**AIM OF THE TASK:** How many lines in the listing below include the word "matplotlib"? Answer with the number and nothing else.
— START OF DATA SHOWN —
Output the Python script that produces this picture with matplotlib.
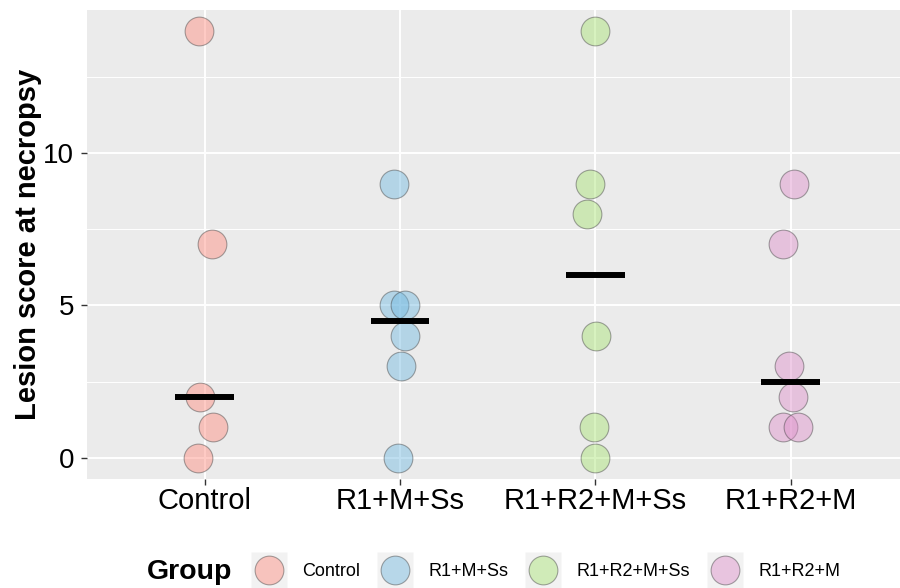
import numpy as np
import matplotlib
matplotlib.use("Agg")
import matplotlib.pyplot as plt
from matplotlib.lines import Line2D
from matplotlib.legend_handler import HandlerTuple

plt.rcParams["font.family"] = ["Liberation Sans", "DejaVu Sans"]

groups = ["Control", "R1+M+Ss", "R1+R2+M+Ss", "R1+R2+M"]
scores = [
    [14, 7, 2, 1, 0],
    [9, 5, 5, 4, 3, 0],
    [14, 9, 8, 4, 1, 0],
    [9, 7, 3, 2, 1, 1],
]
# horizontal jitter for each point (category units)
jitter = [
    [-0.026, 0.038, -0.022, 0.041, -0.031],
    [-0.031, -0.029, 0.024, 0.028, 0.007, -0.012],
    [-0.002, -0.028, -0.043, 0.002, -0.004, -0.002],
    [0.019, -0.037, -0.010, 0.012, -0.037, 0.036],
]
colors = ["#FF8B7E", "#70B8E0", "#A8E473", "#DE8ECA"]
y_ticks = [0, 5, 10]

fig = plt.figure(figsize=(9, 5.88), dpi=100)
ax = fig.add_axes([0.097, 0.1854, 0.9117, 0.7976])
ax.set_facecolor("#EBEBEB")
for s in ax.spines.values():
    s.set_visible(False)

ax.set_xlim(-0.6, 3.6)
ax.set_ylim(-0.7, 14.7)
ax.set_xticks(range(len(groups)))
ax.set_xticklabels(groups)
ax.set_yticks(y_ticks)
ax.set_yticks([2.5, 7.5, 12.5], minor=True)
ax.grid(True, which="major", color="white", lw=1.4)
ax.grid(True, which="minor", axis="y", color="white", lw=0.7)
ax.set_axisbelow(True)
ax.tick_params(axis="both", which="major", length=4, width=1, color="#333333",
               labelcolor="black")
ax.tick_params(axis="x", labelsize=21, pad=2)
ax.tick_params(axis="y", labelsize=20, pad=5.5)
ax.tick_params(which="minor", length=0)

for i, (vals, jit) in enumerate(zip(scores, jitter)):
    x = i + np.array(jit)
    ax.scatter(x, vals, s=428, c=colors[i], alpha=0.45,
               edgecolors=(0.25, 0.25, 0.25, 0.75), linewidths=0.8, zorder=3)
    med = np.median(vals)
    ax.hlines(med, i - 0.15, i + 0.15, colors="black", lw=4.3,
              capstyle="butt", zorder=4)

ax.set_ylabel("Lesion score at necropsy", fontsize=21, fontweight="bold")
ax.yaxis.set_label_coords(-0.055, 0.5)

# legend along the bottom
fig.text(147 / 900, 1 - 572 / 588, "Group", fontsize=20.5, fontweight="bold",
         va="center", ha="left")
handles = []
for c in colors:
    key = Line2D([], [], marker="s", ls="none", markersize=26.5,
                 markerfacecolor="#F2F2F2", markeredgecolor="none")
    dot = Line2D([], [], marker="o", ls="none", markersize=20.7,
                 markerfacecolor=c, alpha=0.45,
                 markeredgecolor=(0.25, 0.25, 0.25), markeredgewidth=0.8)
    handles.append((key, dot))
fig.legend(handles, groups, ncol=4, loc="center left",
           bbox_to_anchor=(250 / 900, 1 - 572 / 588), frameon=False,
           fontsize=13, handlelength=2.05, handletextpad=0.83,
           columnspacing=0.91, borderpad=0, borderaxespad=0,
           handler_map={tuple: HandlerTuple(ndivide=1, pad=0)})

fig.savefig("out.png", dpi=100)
— END OF DATA SHOWN —
**EXERCISE OUTPUT:** 6